Saya menjabat Deputi Gubernur Senior BI sejak Juli 1999 hingga Juli 2004. Izin merger Bank CIC, Bank Pikko, dan Bank Danpac dikeluarkan pada 6 Desember 2004. Artinya, izin merger keluar enam bulan setelah saya pensiun. Jadi, dari mana saya disebut membidani kelahiran Century? Ini ada orang yang ingin melempar tanggung jawab ke orang lain karena tak mampu mengawasi bank dengan baik.

Apa peran Anda dalam rapat Dewan Gubernur BI yang membahas merger tiga bank itu?

Sejak sebelum dimerger, ketiga bank ini memang sudah bermasalah. Dalam rapat Dewan Gubernur pada 27 November 2001 yang dipimpin Gubernur BI Syahril Sabirin, dibahas apakah tiga bank ini harus ditutup atau tidak karena berbagai pelanggaran yang mereka lakukan. Mereka melanggar batas maksimum pemberian kredit, kekurangan modal, kualitas aktiva dan manajemennya buruk, ditambah pelanggaran yang dilakukan pemilik dan pengurusnya. Jadi, rekam jejak mereka memang tidak bagus. Melihat pelanggaran itu, saya usulkan bank-bank ini lebih baik dibubarkan. Tapi direktur yang mengawasi bank tersebut mengatakan lebih baik digabung saja supaya BI bisa lebih ketat mengontrol dan mengawasi pemiliknya.

Bagaimana sikap Anda setelah mendapat penjelasan itu?

Saya kembali bertanya, apa benar jika tiga bank itu digabungkan bisa lebih baik. Tapi direktur yang mengawasi bank itu dengan pasti mengatakan bisa lebih baik, asalkan dikontrol ketat plus sejumlah persyaratan. Apalagi direktur ini mengatakan pemiliknya, Chinkara Capital milik Rafat Ali Rizvi, berjanji memperbaiki bank-bank itu, memenuhi persyaratan modalnya, dan tak melakukan pelanggaran. Baru setelah ada tiga syarat itu Dewan Gubernur menyetujui penggabungan.

Benarkah Anda yang mengenalkan nama Rafat Ali Rizvi dalam rapat Dewan Gubernur tersebut?

Tidak benar sama sekali.

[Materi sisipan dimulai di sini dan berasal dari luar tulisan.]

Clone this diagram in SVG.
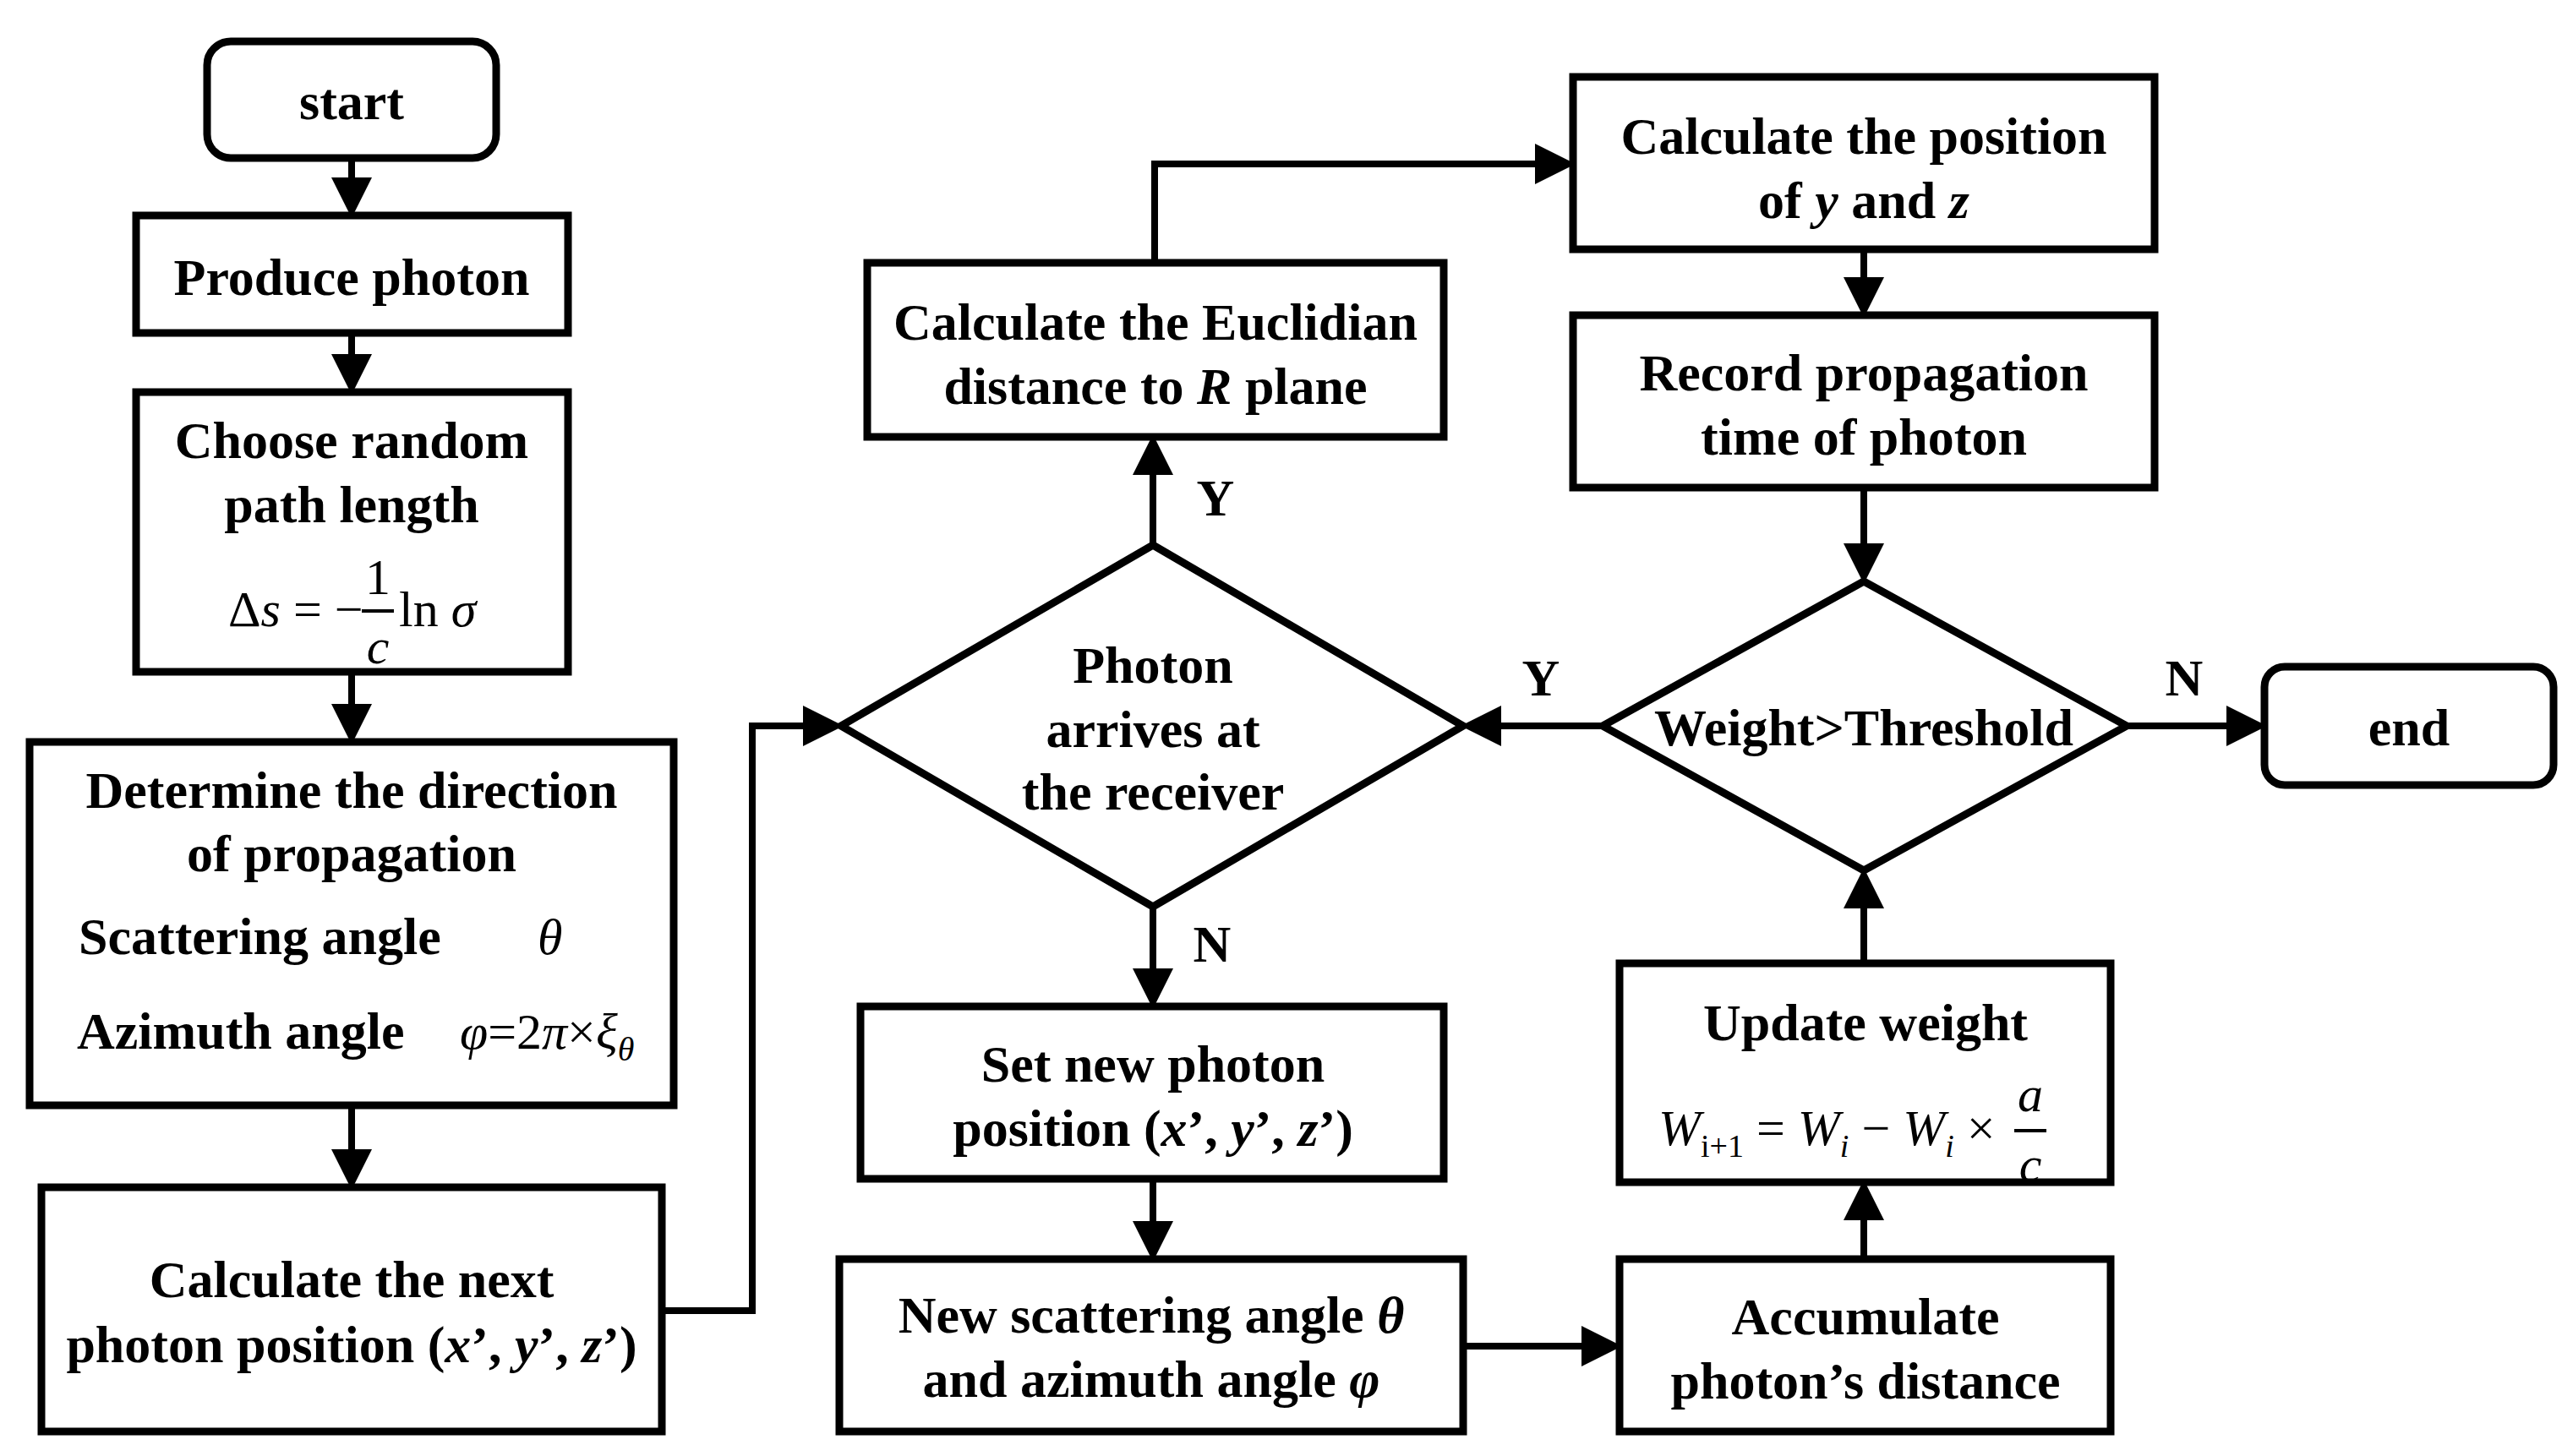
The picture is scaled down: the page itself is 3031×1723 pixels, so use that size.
<svg xmlns="http://www.w3.org/2000/svg" width="3031" height="1723" viewBox="0 0 3031 1723">
<defs>
<style>
.b{fill:#fff;stroke:#000;stroke-width:9}
.t{font-family:"Liberation Serif",serif;font-weight:bold;font-size:62px;text-anchor:middle;fill:#000}
.m{font-family:"Liberation Serif",serif;font-size:60px;fill:#000}
.i{font-style:italic}
.c{fill:none;stroke:#000;stroke-width:8}
</style>
<marker id="a" markerWidth="6" markerHeight="6" refX="5" refY="3" orient="auto" markerUnits="strokeWidth"><path d="M0,0L6,3L0,6Z" fill="#000"/></marker>
</defs>
<rect width="3031" height="1723" fill="#fff"/>
<g id="connectors">
<path class="c" d="M416,187V250" marker-end="url(#a)"/>
<path class="c" d="M416,394V459" marker-end="url(#a)"/>
<path class="c" d="M416,795V873" marker-end="url(#a)"/>
<path class="c" d="M416,1308V1400" marker-end="url(#a)"/>
<path class="c" d="M783,1551H890V859H990" marker-end="url(#a)"/>
<path class="c" d="M1364,645V522" marker-end="url(#a)"/>
<path class="c" d="M1366,311V194H1856" marker-end="url(#a)"/>
<path class="c" d="M2205,295V368" marker-end="url(#a)"/>
<path class="c" d="M2205,577V683" marker-end="url(#a)"/>
<path class="c" d="M1896,859H1736" marker-end="url(#a)"/>
<path class="c" d="M2516,859H2674" marker-end="url(#a)"/>
<path class="c" d="M1364,1073V1186" marker-end="url(#a)"/>
<path class="c" d="M1364,1395V1485" marker-end="url(#a)"/>
<path class="c" d="M1731,1593H1911" marker-end="url(#a)"/>
<path class="c" d="M2205,1490V1404" marker-end="url(#a)"/>
<path class="c" d="M2205,1140V1035" marker-end="url(#a)"/>
<text class="t" x="1438" y="610">Y</text>
<text class="t" x="1823" y="823">Y</text>
<text class="t" x="2584" y="823">N</text>
<text class="t" x="1434" y="1138">N</text>
</g>
<g id="start"><rect class="b" x="245" y="49" width="342" height="138" rx="28"/><text class="t" x="416" y="141">start</text></g>
<g id="produce"><rect class="b" x="161" y="255" width="511" height="139"/><text class="t" x="416" y="349">Produce photon</text></g>
<g id="choose"><rect class="b" x="161" y="464" width="511" height="331"/>
<text class="t" x="416" y="542">Choose random</text><text class="t" x="416" y="618">path length</text>
<text class="m" x="270" y="741">Δ<tspan class="i">s</tspan> = −</text>
<text class="m" x="447" y="703" text-anchor="middle">1</text>
<line x1="428" y1="723" x2="466" y2="723" stroke="#000" stroke-width="4"/>
<text class="m i" x="447" y="785" text-anchor="middle">c</text>
<text class="m" x="472" y="741">ln <tspan class="i">σ</tspan></text></g>
<g id="determine"><rect class="b" x="35" y="878" width="762" height="430"/>
<text class="t" x="416" y="956">Determine the direction</text><text class="t" x="416" y="1031">of propagation</text>
<text class="t" x="93" y="1129" text-anchor="start" style="text-anchor:start">Scattering angle</text>
<text class="m i" x="636" y="1129">θ</text>
<text class="t" x="91" y="1241" style="text-anchor:start">Azimuth angle</text>
<text class="m i" x="544" y="1241">φ<tspan font-style="normal">=2</tspan>π<tspan font-style="normal">×</tspan>ξ<tspan font-size="40" dy="14">θ</tspan></text></g>
<g id="calcnext"><rect class="b" x="49" y="1405" width="734" height="289"/>
<text class="t" x="416" y="1535">Calculate the next</text><text class="t" x="416" y="1612">photon position (<tspan class="i">x</tspan>’, <tspan class="i">y</tspan>’, <tspan class="i">z</tspan>’)</text></g>
<g id="euclid"><rect class="b" x="1026" y="311" width="682" height="206"/>
<text class="t" x="1367" y="402">Calculate the Euclidian</text><text class="t" x="1367" y="478">distance to <tspan class="i">R</tspan> plane</text></g>
<g id="calcpos"><rect class="b" x="1861" y="91" width="688" height="204"/>
<text class="t" x="2205" y="182">Calculate the position</text><text class="t" x="2205" y="258">of <tspan class="i">y</tspan> and <tspan class="i">z</tspan></text></g>
<g id="record"><rect class="b" x="1861" y="373" width="688" height="204"/>
<text class="t" x="2205" y="462">Record propagation</text><text class="t" x="2205" y="538">time of photon</text></g>
<g id="arrives"><path class="b" d="M1364,645L1731,859L1364,1073L995,859Z"/>
<text class="t" x="1364" y="808">Photon</text><text class="t" x="1364" y="884">arrives at</text><text class="t" x="1364" y="958">the receiver</text></g>
<g id="weight"><path class="b" d="M2205,688L2516,859L2205,1030L1896,859Z"/>
<text class="t" x="2205" y="882">Weight&gt;Threshold</text></g>
<g id="end"><rect class="b" x="2679" y="789" width="342" height="140" rx="24"/><text class="t" x="2850" y="882">end</text></g>
<g id="setnew"><rect class="b" x="1018" y="1191" width="690" height="204"/>
<text class="t" x="1364" y="1280">Set new photon</text><text class="t" x="1364" y="1356">position (<tspan class="i">x</tspan>’, <tspan class="i">y</tspan>’, <tspan class="i">z</tspan>’)</text></g>
<g id="newscat"><rect class="b" x="993" y="1490" width="738" height="204"/>
<text class="t" x="1362" y="1577">New scattering angle <tspan class="i">θ</tspan></text><text class="t" x="1362" y="1653">and azimuth angle <tspan class="i">φ</tspan></text></g>
<g id="update"><rect class="b" x="1916" y="1140" width="581" height="259"/>
<text class="t" x="2207" y="1231">Update weight</text>
<text class="m i" x="1962" y="1355">W<tspan font-size="38" dy="14" font-style="normal">i</tspan><tspan font-size="38" font-style="normal">+1</tspan><tspan dy="-14" font-style="normal"> = </tspan>W<tspan font-size="38" dy="14">i</tspan><tspan dy="-14" font-style="normal"> − </tspan>W<tspan font-size="38" dy="14">i</tspan><tspan dy="-14" font-style="normal"> ×</tspan></text>
<text class="m i" x="2402" y="1315" text-anchor="middle">a</text>
<line x1="2383" y1="1338" x2="2421" y2="1338" stroke="#000" stroke-width="4"/>
<text class="m i" x="2402" y="1398" text-anchor="middle">c</text></g>
<g id="accumulate"><rect class="b" x="1916" y="1490" width="581" height="204"/>
<text class="t" x="2207" y="1579">Accumulate</text><text class="t" x="2207" y="1655">photon’s distance</text></g>
</svg>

Saya baru tahu Rafat Ali dari pemeriksa bank lewat perantara deputi gubernur. Dia memastikan Rafat sudah lulus uji kepatutan dan kelayakan. Semua ini ada di notulensi rapat Dewan Gubernur. Saya tak mengenal Rafat secara pribadi. Jadi tak benar saya mempromosikan Rafat.

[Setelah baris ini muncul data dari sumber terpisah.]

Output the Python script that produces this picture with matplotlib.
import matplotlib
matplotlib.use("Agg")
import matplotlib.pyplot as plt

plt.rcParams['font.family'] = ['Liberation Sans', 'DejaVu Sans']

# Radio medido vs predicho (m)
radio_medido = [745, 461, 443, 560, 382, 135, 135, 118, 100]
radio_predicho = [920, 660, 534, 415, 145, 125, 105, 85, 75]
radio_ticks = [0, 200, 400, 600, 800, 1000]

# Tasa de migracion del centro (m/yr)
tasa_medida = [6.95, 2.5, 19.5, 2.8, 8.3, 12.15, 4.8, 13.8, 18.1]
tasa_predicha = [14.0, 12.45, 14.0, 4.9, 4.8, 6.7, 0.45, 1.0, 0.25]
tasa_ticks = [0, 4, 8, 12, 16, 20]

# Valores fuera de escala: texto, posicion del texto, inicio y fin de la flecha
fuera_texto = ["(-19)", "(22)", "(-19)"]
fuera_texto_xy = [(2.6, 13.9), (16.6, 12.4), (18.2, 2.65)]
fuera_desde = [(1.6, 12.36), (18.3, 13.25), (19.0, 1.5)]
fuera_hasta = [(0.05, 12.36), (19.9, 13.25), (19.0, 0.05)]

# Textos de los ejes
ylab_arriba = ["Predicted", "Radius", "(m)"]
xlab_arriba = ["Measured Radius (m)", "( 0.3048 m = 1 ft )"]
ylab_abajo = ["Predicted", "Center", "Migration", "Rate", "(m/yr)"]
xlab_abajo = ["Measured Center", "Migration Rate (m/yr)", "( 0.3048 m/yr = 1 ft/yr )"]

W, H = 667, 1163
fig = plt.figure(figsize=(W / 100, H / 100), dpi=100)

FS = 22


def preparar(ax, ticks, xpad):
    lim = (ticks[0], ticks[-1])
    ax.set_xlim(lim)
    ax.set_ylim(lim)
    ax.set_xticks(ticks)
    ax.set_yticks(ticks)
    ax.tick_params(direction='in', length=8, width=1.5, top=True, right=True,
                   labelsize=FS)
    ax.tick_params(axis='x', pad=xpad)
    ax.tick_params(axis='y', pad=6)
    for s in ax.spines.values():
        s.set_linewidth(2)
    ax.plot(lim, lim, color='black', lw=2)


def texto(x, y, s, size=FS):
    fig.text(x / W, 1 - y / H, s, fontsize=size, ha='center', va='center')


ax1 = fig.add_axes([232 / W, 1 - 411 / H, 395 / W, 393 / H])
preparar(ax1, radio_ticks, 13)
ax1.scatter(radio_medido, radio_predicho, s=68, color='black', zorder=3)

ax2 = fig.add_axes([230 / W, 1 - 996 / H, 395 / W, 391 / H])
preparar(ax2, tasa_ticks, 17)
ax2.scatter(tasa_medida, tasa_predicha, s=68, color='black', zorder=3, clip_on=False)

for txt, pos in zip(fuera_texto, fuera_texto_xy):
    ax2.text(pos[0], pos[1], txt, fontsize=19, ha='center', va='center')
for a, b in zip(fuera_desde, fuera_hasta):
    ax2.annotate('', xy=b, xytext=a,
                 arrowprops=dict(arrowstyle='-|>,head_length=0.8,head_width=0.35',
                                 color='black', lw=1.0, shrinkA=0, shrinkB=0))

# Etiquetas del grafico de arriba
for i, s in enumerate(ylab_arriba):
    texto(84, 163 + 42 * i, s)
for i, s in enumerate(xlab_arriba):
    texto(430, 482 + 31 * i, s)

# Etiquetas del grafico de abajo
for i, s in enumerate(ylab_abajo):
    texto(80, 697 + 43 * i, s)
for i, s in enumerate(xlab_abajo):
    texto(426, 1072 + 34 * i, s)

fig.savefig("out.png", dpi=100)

Apa hasil rapat Dewan Gubernur saat itu?

Secara prinsip, rapat menyetujui rencana akuisisi Bank CIC, Bank Pikko, dan Bank Danpac oleh Chinkara Capital. Pada saat itu juga rapat menugasi pengawas bank mengkoordinasi penelitian kepemilikan saham dan kemungkinan adanya pelanggaran hukum.

Bagaimana dengan rapat Dewan Gubernur pada April 2004? Benarkah Anda yang memimpin rapat?

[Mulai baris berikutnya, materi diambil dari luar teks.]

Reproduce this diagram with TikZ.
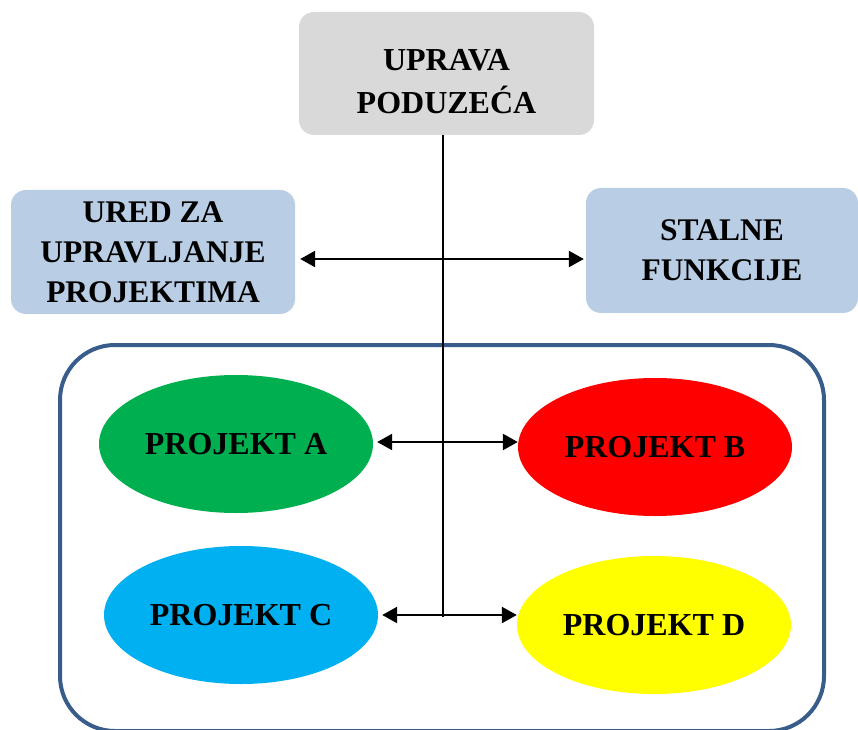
\documentclass[tikz,border=0pt]{standalone}
\usepackage{fontspec}
\setmainfont{Liberation Serif}
\usetikzlibrary{shapes.geometric,arrows.meta}
\definecolor{upravagray}{HTML}{D9D9D9}
\definecolor{uredblue}{HTML}{B9CDE5}
\definecolor{frameblue}{HTML}{385D8A}
\definecolor{projgreen}{HTML}{00B050}
\definecolor{projred}{HTML}{FF0000}
\definecolor{projcyan}{HTML}{00B0F0}
\definecolor{projyellow}{HTML}{FFFF00}
\tikzstyle{box}=[rectangle, rounded corners=15pt, text centered, align=center, text=black, inner sep=0pt, font=\fontsize{31.5}{40}\selectfont\bfseries]
\tikzstyle{projekt}=[ellipse, minimum width=274pt, minimum height=138pt, inner sep=0pt, text=black, font=\fontsize{32}{40}\selectfont\bfseries]
\tikzset{>={Triangle[length=15pt,width=16pt]}}

\begin{document}
\begin{tikzpicture}[x=1pt, y=1pt]
    \useasboundingbox (0,0) rectangle (858,729);

        % okvir projekata
        \draw [frameblue, line width=4pt, rounded corners=55pt] (60,-2) rectangle (824,384);

        \node (uprava)[box, fill=upravagray, minimum width=295pt, minimum height=123pt, text height=80pt, font=\fontsize{32}{43}\selectfont\bfseries] at (446.5,655.5) {UPRAVA\\PODUZEĆA};
        \node (ured)[box, fill=uredblue, minimum width=284pt, minimum height=124pt] at (153,477) {URED ZA\\UPRAVLJANJE\\PROJEKTIMA};
        \node (stalne)[box, fill=uredblue, minimum width=272pt, minimum height=125pt] at (722,478.5) {STALNE\\FUNKCIJE};

        \node (projA)[projekt, fill=projgreen] at (236,285) {PROJEKT A};
        \node (projB)[projekt, fill=projred] at (655,282) {PROJEKT B};
        \node (projC)[projekt, fill=projcyan] at (241,114) {PROJEKT C};
        \node (projD)[projekt, fill=projyellow] at (654,104) {PROJEKT D};

        \coordinate (hub) at (443,112);
        \draw [line width=2pt] (uprava.south -| hub) -- (hub);

        \draw [<->, line width=2.4pt, shorten <=5pt, shorten >=2pt] ([yshift=-7pt]ured.east) -- ([yshift=-7pt]ured.east -| stalne.west);
        \draw [<->, line width=2.4pt, shorten <=4pt] ([yshift=2pt]projA.east) -- ([yshift=2pt]projA.east -| projB.west);
        \draw [<->, line width=2.4pt, shorten <=4pt] (projC.east) -- (projC.east -| projD.west);

\end{tikzpicture}
\end{document}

Saya memang memimpin rapat yang diikuti tiga deputi gubernur yang berada di bawah koordinasi saya. Rapat ini juga diikuti pemilik ketiga bank yang mengajukan permohonan merger. Kepada pemilik bank ini, kami minta mereka segera memenuhi komitmennya, yakni menambah modal, menempatkan dana pada rekening penampungan di Bank CIC, dan mengajukan rencana merger dengan jadwal yang jelas. Rafat minta waktu satu minggu untuk menyetor dana ke rekening penampungan. Dia juga minta waktu membahas proposal merger, dan paling lambat diserahkan pada Oktober 2004.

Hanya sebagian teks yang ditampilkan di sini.